I found already the following formula for its computation on wikipedia (x_i also being referred to as observed and m_i referred to as expected) but I do not know, how to apply it.
What I understand is that I have three categories of input (rows) and four features (columns) and the chi2 function returns whether there is a correlation between the feature and the class. The feature represented by the first column occurs twice in the first category and gets a chi2 value of 4.

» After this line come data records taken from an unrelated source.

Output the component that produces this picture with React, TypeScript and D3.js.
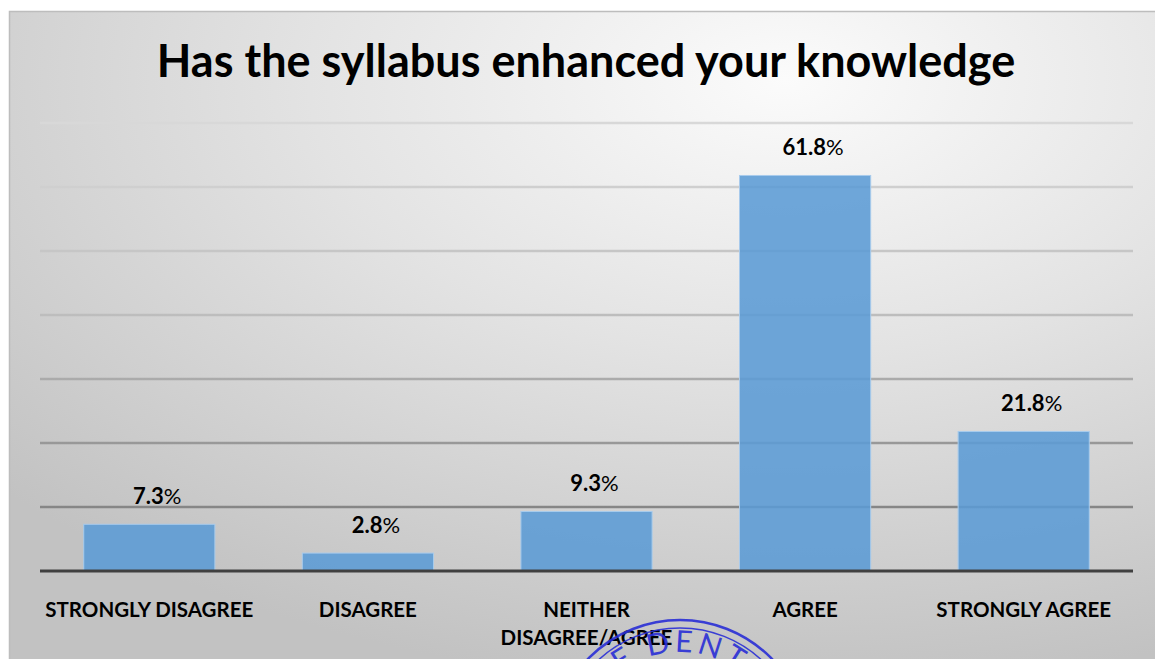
import React from 'react';
import * as d3 from 'd3';

const title = 'Has the syllabus enhanced your knowledge';
const categories = ['STRONGLY DISAGREE', 'DISAGREE', 'NEITHER DISAGREE/AGREE', 'AGREE', 'STRONGLY AGREE'];
const categoryLines = [['STRONGLY DISAGREE'], ['DISAGREE'], ['NEITHER', 'DISAGREE/AGREE'], ['AGREE'], ['STRONGLY AGREE']];
const values = [7.3, 2.8, 9.3, 61.8, 21.8];
const yTicks = [0, 10, 20, 30, 40, 50, 60, 70];

const W = 1155;
const H = 659;
const FONT = 'Lato, "Open Sans", sans-serif';

export default function App() {
  const x = d3.scaleBand<string>().domain(categories).range([40, 1133]).paddingInner(0.4).paddingOuter(0.2);
  const y = d3.scaleLinear().domain([0, 70]).range([571, 123]);
  const gridTicks = yTicks.filter((t) => t > 0);

  // stamp geometry
  const sx = 680, sy = 748;
  const arcR = 96;
  const textArc = `M ${sx - arcR} ${sy} A ${arcR} ${arcR} 0 0 1 ${sx + arcR} ${sy}`;

  return (
    <svg width={W} height={H} style={{ position: 'absolute', left: 0, top: 0, display: 'block' }} fontFamily={FONT}>
      <defs>
        <radialGradient id="bg" cx="0.66" cy="0.1" r="0.9" fx="0.66" fy="0.1">
          <stop offset="0" stopColor="#fbfbfb" />
          <stop offset="0.45" stopColor="#e3e3e3" />
          <stop offset="1" stopColor="#c2c2c2" />
        </radialGradient>
        <linearGradient id="grid" gradientUnits="userSpaceOnUse" x1="0" y1="123" x2="0" y2="507">
          <stop offset="0" stopColor="#d8d8d8" />
          <stop offset="0.5" stopColor="#bdbdbd" />
          <stop offset="1" stopColor="#868686" />
        </linearGradient>
        <clipPath id="frame">
          <rect x={9} y={11} width={W} height={H} />
        </clipPath>
      </defs>
      <rect x={0} y={0} width={W} height={H} fill="#ffffff" />
      <rect x={9.5} y={11.5} width={W + 20} height={H + 20} fill="url(#bg)" stroke="#bdbdbd" strokeWidth={1.5} />

      <text x={586} y={77} textAnchor="middle" fontSize={45} fontWeight={700} fill="#000">
        {title}
      </text>

      {gridTicks.map((t) => (
        <line key={t} x1={40} x2={1133} y1={y(t)} y2={y(t)} stroke="url(#grid)" strokeWidth={2.5} />
      ))}

      {categories.map((c, i) => (
        <rect
          key={c}
          x={x(c)!}
          y={y(values[i])}
          width={x.bandwidth()}
          height={y(0) - y(values[i])}
          fill="#5b9bd5"
          fillOpacity={0.88}
          stroke="#a8cbec"
          strokeWidth={1}
        />
      ))}

      <line x1={40} x2={1133} y1={y(0)} y2={y(0)} stroke="#404040" strokeWidth={3} />

      {categories.map((c, i) => (
        <text
          key={'v' + c}
          x={x(c)! + x.bandwidth() / 2 + 8}
          y={y(values[i]) - 20}
          textAnchor="middle"
          fontSize={22}
          fill="#000"
        >
          <tspan fontWeight={700}>{values[i].toFixed(1)}</tspan>
          <tspan fontWeight={400}>%</tspan>
        </text>
      ))}

      {categories.map((c, i) => (
        <text key={'c' + c} textAnchor="middle" fontSize={20.5} fontWeight={700} fill="#000">
          {categoryLines[i].map((ln, j) => (
            <tspan key={j} x={x(c)! + x.bandwidth() / 2} y={617 + j * 28}>
              {ln}
            </tspan>
          ))}
        </text>
      ))}

      <g clipPath="url(#frame)" fill="none" stroke="#2a2fd6" strokeWidth={2.5} opacity={0.9}>
        <circle cx={sx} cy={sy} r={128} />
        <circle cx={sx} cy={sy} r={120} strokeWidth={1.5} />
        <path id="stampArc" d={textArc} stroke="none" />
        <text fontSize={30} fill="#2a2fd6" stroke="none" fontFamily={FONT} letterSpacing={4}>
          <textPath href="#stampArc" startOffset="50%" textAnchor="middle">
            E DENT
          </textPath>
        </text>
      </g>
    </svg>
  );
}
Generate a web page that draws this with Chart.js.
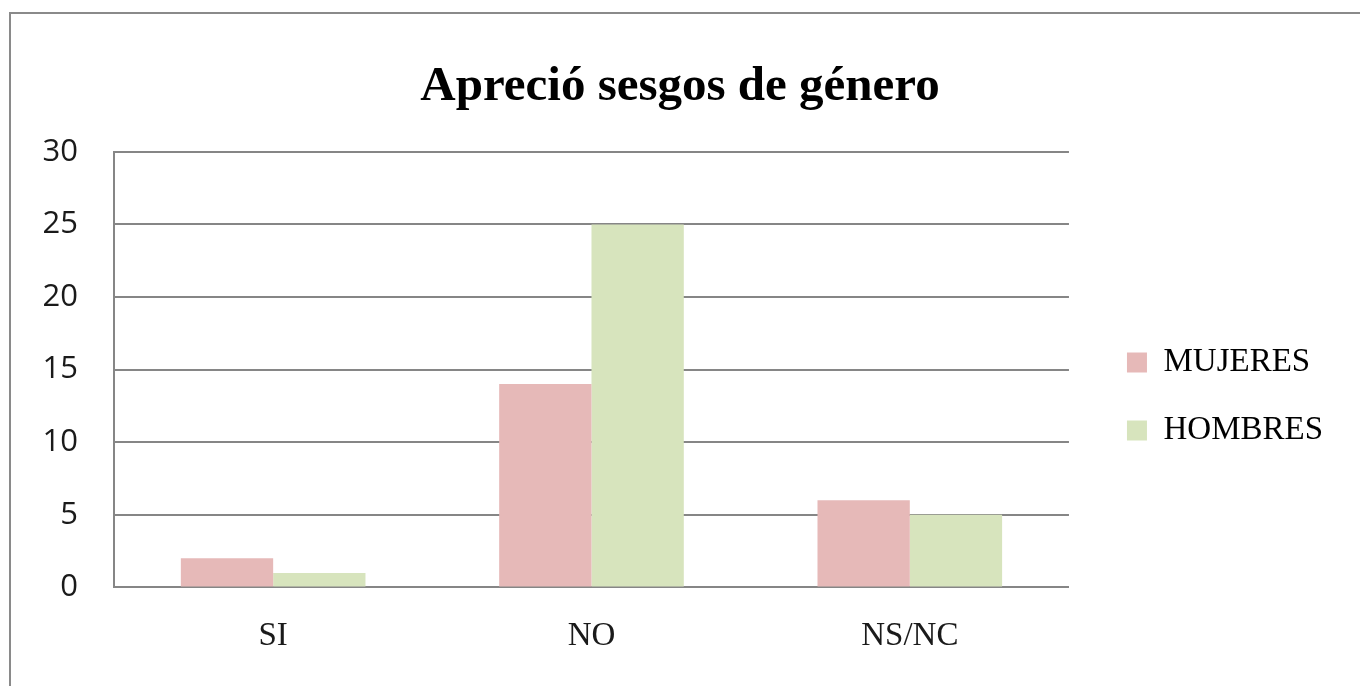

What I think I have figured out is that
False
seem to be somehow combined but I have not yet figured out how.If anybody can help me out that would be highly appreciated. Thanks!
I just looked into the sources of scikit-learn. And the calculation is actually fairly straight-forward. In my example, we have two classes (True and False). For the second class, we have two samples ([0, 0, 1, 0, 0]
and [0, 0, 0, 2, 1]
).
We first some up the columns for each class which gives the observed values:
True: [1, 2, 0, 0, 1]
False: [0, 0, 1, 2, 1]
To compute the expected values, we compute the sum of all columns (i.e., the total count that the feature was observed over all classes) which gives [1, 2, 1, 2, 2]
. If we assume there is no correlation between a feature and the class it was found in, the distribution must be according of these values must correspond to the number of samples we have. I.e., 1/3
of the values should be found in the True
class and 2/3
in the False
class, which gives the expected values:
True: 1/3 * [1, 2, 1, 2, 2] = [1/3 2/3 1/3 2/3 2/3]
False: 2/3 * [1, 2, 1, 2, 2] = [2/3 4/3 2/3 4/3 4/3]
Now chi2 can be computed for each column, as an example for the most interesting last column:
(1-2/3)^2 / (2/3) + (1-4/3)^2 / (4/3) = 1/6 + 1/12 = 1/4 = 0.25
The error of 0.25 is relatively small, therefore, as one would expect, this feature is independent from the class.